Pois bem, ele com todo este contexto encontra Ofélia, que também tem uma trajetória subjetiva ligada a tantas outras pessoas, embora não seja contada na peça. Seja lá qual o motivo para não sabermos dela – o patriarcado até o desconhecimento do universo psíquico feminino ou da Ofélia não ser o foco da peça – supões que há nesta personagem tanta riqueza interior como em Hamlet.

Se escrevêssemos uma peça sobre a sua jornada, mostraríamos a falta da mãe, não só fisicamente, mas como importância para o desenvolvimento psíquico. Usaríamos de pano de fundo a falta da compreensão sobre mulher como personagem civilizatório e político. Também não haveria reconhecimento de sua existência feminina à parte das esperanças masculinas. E sublinharíamos seu amor menosprezado e sua lucidez amortecida. E então ela conheceria um príncipe corroído pela dinâmica algoz vítima, com raiva da mãe, que a rejeitaria.


Imediatamente escreveríamos uma cena tipo consulta com psicanalista, que diria: “Você não vai conseguir salvá-lo.
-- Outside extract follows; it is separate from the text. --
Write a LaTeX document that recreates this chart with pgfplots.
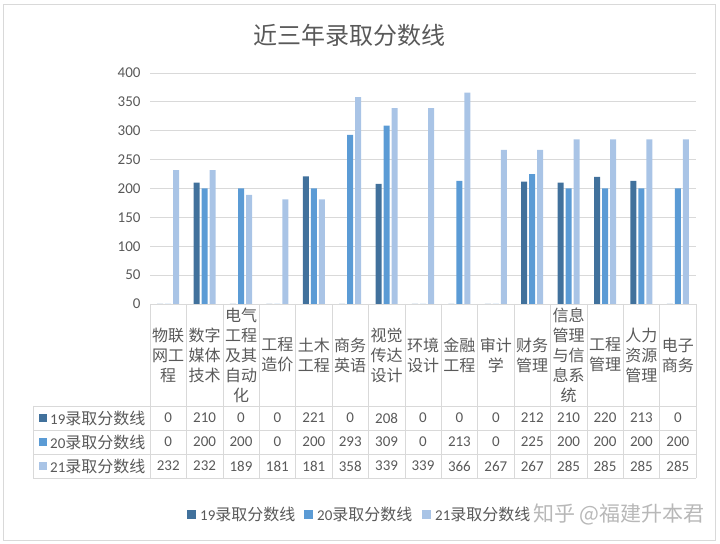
\documentclass[border=0pt]{standalone}
\usepackage{pgfplots}
\pgfplotsset{compat=1.18}
\usepackage{fontspec}
\setmainfont{Carlito}
\newfontfamily\cjk{Noto Sans CJK SC}
\definecolor{cA}{HTML}{41719C}
\definecolor{cB}{HTML}{5B9BD5}
\definecolor{cC}{HTML}{A9C4E6}
\definecolor{txt}{HTML}{595959}
\definecolor{grd}{HTML}{D9D9D9}
\newcommand\cj[1]{{\cjk\fontsize{16bp}{20bp}\selectfont #1}}
\begin{document}
\begin{tikzpicture}[x=1bp,y=1bp]
\useasboundingbox (0,0) rectangle (720,544);
\draw[grd] (3,4) rectangle (715,540);
\node[text=txt, font=\cjk\fontsize{24bp}{28bp}\selectfont] at (349,509) {近三年录取分数线};
\begin{axis}[at={(150bp,240bp)}, anchor=south west, scale only axis,
  width=546bp, height=231bp,
  xmin=-0.5, xmax=14.5, ymin=0, ymax=400,
  axis line style={draw=none},
  ytick={0,50,...,400}, ymajorgrids, grid style={grd, line width=0.8pt},
  major tick length=0,
  xtick={0,...,14},
  xticklabels={{物联\\网工\\程},{数字\\媒体\\技术},{电气\\工程\\及其\\自动\\化},{工程\\造价},{土木\\工程},{商务\\英语},{视觉\\传达\\设计},{环境\\设计},{金融\\工程},{审计\\学},{财务\\管理},{信息\\管理\\与信\\息系\\统},{工程\\管理},{人力\\资源\\管理},{电子\\商务}},
  xticklabel style={font=\cjk\fontsize{16bp}{20bp}\selectfont, align=center, anchor=center, yshift=-51bp, text=txt, inner sep=0pt},
  yticklabel style={font=\fontsize{15bp}{18bp}\selectfont, text=txt, xshift=-6bp},
  /pgf/number format/assume math mode=true,
  ybar, bar width=0.165,
  every axis plot/.append style={draw=none},
  clip=false]
\addplot[fill=cA, draw=none, bar shift=-0.22] coordinates {(0,0) (1,210) (2,0) (3,0) (4,221) (5,0) (6,208) (7,0) (8,0) (9,0) (10,212) (11,210) (12,220) (13,213) (14,0)};
\addplot[fill=cB, draw=none, bar shift=0] coordinates {(0,0) (1,200) (2,200) (3,0) (4,200) (5,293) (6,309) (7,0) (8,213) (9,0) (10,225) (11,200) (12,200) (13,200) (14,200)};
\addplot[fill=cC, draw=none, bar shift=0.22] coordinates {(0,232) (1,232) (2,189) (3,181) (4,181) (5,358) (6,339) (7,339) (8,366) (9,267) (10,267) (11,285) (12,285) (13,285) (14,285)};
\end{axis}
% data table grid
\foreach \yy in {138,114,90,66} \draw[grd] (33,\yy) -- (696,\yy);
\draw[grd] (33,138) -- (33,66);
\foreach \k in {0,...,15} \draw[grd] ({150+36.4*\k},240) -- ({150+36.4*\k},66);
% row labels
\fill[cA] (39,122) rectangle (47,130);
\node[anchor=west, text=txt, font=\fontsize{15bp}{18bp}\selectfont, inner sep=0pt] at (50,126) {19\cj{录取分数线}};
\fill[cB] (39,98) rectangle (47,106);
\node[anchor=west, text=txt, font=\fontsize{15bp}{18bp}\selectfont, inner sep=0pt] at (50,102) {20\cj{录取分数线}};
\fill[cC] (39,74) rectangle (47,82);
\node[anchor=west, text=txt, font=\fontsize{15bp}{18bp}\selectfont, inner sep=0pt] at (50,78) {21\cj{录取分数线}};
% table values
\foreach \v [count=\i from 0] in {0,210,0,0,221,0,208,0,0,0,212,210,220,213,0}
  \node[text=txt, font=\fontsize{15bp}{18bp}\selectfont] at ({168.2+36.4*\i},126) {\v};
\foreach \v [count=\i from 0] in {0,200,200,0,200,293,309,0,213,0,225,200,200,200,200}
  \node[text=txt, font=\fontsize{15bp}{18bp}\selectfont] at ({168.2+36.4*\i},102) {\v};
\foreach \v [count=\i from 0] in {232,232,189,181,181,358,339,339,366,267,267,285,285,285,285}
  \node[text=txt, font=\fontsize{15bp}{18bp}\selectfont] at ({168.2+36.4*\i},78) {\v};
% legend
\fill[cA] (187,25) rectangle (196,34);
\node[anchor=west, text=txt, font=\fontsize{15bp}{18bp}\selectfont, inner sep=0pt] at (200,29.5) {19\cj{录取分数线}};
\fill[cB] (304,25) rectangle (313,34);
\node[anchor=west, text=txt, font=\fontsize{15bp}{18bp}\selectfont, inner sep=0pt] at (317,29.5) {20\cj{录取分数线}};
\fill[cC] (422,25) rectangle (431,34);
\node[anchor=west, text=txt, font=\fontsize{15bp}{18bp}\selectfont, inner sep=0pt] at (435,29.5) {21\cj{录取分数线}};
% watermark
\node[anchor=west, text=black!28, font=\cjk\fontsize{21bp}{24bp}\selectfont, inner sep=0pt] at (533,29.5) {知乎 @福建升本君};
\end{tikzpicture}
\end{document}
Mas pode te salvar. E não, a peça Hamlet não fala nada sobre você. Só fala dele. E isto não é um insulto, a não ser pelo fato de tentarem te defender e às mulheres de algo que não trata da sua complexidade!”


Na peça sobre Ofélia poderíamos seguir, com cautela, as forças avassaladoras que levam ao suicídio, que embora uma rejeição amorosa seja um gatilho, nunca as definem. E iríamos até o ponto da rejeição de Hamlet, projetada como um destino sobre Ofélia, que responderia: “”Há mais coisas entre o céu e a Terra do que sua vã filosofia pode sonhar, Hamlet!”

E antes que o encontro deles tropeçasse nos seus abismos, como aconteceu em Hamlet, inventaríamos uma cena que mostrasse que o amor pode ser até pessoal, mas nosso encontro é sempre coletivo: o que cada um traz consigo faz parte de toda relação e, muitas vezes, é o que nos atraiu.